Par Mamadou Sèye
Au rythme des révélations et des convocations du parquet financier, une chose devient claire : il ne s’agit plus seulement de fautes, mais de crimes. Le Sénégal découvre, abasourdi, l’étendue d’un banditisme d’Etat qui dépasse l’imagination. Le processus de reddition des comptes ne peut ni ralentir, ni reculer.
Il y a des moments où les mots se brisent contre la réalité. Des moments où la plume vacille tant le vertige moral est profond. Ce qui est en train d’être mis au jour dans ce pays dépasse la chronique judiciaire. C’est une hémorragie nationale. Un pillage méthodique. Un détournement élevé au rang de culture d’Etat.

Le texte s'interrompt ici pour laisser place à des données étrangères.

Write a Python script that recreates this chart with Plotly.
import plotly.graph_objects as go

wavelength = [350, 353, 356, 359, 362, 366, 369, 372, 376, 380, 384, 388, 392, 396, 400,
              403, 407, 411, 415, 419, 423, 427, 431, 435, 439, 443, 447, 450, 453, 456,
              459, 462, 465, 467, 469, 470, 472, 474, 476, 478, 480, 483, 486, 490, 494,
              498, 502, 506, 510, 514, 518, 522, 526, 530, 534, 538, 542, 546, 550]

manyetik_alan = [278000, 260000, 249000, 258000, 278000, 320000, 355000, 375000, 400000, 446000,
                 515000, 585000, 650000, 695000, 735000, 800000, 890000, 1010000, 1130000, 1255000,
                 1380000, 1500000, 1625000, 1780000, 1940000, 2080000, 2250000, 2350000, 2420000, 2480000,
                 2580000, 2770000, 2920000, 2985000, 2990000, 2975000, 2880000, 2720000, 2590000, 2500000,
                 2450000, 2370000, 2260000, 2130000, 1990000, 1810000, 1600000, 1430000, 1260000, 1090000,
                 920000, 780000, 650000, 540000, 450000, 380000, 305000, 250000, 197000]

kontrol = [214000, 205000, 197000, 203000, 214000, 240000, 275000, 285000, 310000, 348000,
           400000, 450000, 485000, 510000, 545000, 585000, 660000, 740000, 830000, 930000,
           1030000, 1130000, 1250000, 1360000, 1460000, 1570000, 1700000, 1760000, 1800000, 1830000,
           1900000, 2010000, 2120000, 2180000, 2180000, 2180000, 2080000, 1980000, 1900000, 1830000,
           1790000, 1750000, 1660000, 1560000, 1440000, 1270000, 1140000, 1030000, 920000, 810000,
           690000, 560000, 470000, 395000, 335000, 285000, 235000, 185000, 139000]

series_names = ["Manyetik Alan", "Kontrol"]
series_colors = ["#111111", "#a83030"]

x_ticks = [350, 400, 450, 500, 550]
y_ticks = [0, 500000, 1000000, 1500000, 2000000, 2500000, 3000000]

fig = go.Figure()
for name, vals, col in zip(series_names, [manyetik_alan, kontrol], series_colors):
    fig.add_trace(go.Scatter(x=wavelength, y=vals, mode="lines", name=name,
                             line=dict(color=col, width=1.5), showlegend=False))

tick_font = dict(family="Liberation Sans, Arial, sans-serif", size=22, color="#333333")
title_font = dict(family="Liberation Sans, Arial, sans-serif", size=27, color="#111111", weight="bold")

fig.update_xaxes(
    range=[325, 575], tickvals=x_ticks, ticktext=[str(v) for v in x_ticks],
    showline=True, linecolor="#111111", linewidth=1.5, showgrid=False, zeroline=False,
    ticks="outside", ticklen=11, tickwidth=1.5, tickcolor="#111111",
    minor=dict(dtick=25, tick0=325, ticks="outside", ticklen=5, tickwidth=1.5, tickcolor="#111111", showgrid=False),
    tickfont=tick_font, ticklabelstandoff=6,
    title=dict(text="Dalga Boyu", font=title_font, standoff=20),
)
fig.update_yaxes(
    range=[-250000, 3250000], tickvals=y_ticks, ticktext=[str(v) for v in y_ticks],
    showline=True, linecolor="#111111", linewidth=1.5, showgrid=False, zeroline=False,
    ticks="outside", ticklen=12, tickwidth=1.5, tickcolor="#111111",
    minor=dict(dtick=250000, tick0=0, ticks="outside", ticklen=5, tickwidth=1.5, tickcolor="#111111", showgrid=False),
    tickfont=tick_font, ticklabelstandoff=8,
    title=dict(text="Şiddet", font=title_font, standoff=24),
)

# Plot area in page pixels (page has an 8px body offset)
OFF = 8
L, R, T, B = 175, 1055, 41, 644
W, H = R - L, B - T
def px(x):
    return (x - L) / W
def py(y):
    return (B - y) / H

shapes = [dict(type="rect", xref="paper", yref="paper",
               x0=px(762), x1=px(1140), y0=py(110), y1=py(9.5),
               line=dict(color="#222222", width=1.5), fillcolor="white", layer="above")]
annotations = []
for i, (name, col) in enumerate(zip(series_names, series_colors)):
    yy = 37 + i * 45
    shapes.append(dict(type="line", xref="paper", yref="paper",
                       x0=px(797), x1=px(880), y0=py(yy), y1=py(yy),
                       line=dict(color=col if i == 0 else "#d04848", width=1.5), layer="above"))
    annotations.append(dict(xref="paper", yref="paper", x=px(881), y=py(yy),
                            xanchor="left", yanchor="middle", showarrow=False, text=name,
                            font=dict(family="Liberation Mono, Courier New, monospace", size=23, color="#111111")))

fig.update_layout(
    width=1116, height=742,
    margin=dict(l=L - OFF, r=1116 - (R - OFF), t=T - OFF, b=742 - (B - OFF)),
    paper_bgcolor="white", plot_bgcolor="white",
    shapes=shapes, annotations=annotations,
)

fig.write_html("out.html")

Chaque jour, un nom. Chaque jour, une somme. Chaque jour, une autre facette de cette toile grasse, poisseuse, qui a capturé l’argent public au profit de quelques-uns. Des comptes d’avance détournés. Des fonds d’appui siphonnés. Des avantages fiscaux transformés en pompe à richesse privée. Et tout cela, au nez et à la barbe d’un peuple qu’on appelait à la résilience.
Aujourd’hui, le parquet financier convoque, interroge, place sous mandat de dépôt. Et soudain, ce ne sont plus des anonymes. Ce sont des enfants d’anciens Premiers ministres, des stars adulées, des figures installées du « Sénégal qui gagne ». Mais on ne gagne pas sur les ruines du bien commun. On ne bâtit pas une Nation sur les décombres de sa dignité.
Le risque de grippage ? Il existe, oui. Car l’appareil judiciaire n’a jamais été conçu pour gérer une telle masse de forfaitures. Mais la plus grande erreur serait de ralentir, par calcul politique ou par peur de l’onde de choc. Ce qui s’est passé est d’une gravité telle qu’aucun apaisement ne saurait se faire sans vérité. Et sans justice.
Ce n’est pas une chasse aux sorcières. C’est un acte chirurgical de sauvetage républicain. Car ces crimes économiques ne sont pas que des chiffres dans un rapport. Ils sont des enfants non scolarisés. Des malades sans soins. Des routes jamais construites. Ils sont des vies brisées par le mensonge d’un développement confisqué.
Il ne faut pas charger pour charger. Mais il faut nommer les choses : nous avons vécu sous un régime de prédation sophistiquée, où des clans ont érigé le vol en modèle de gouvernance. Ce système doit être démantelé, pièce par pièce, avec rigueur, méthode, et sans compassion pour les mafias en costume.
Le Sénégal est debout. Il veut comprendre. Il veut voir. Il veut que la République se lave. Que l’impunité recule. Et que jamais plus on ne lui vole sa sueur et ses rêves.
Ce combat n’est pas partisan. C’est un devoir d’humanité collective. Et si cela prend un mandat, alors qu’il y passe. Car il vaut mieux un mandat entier pour laver l’honneur du pays qu’un silence complice pour préserver la paix des voleurs.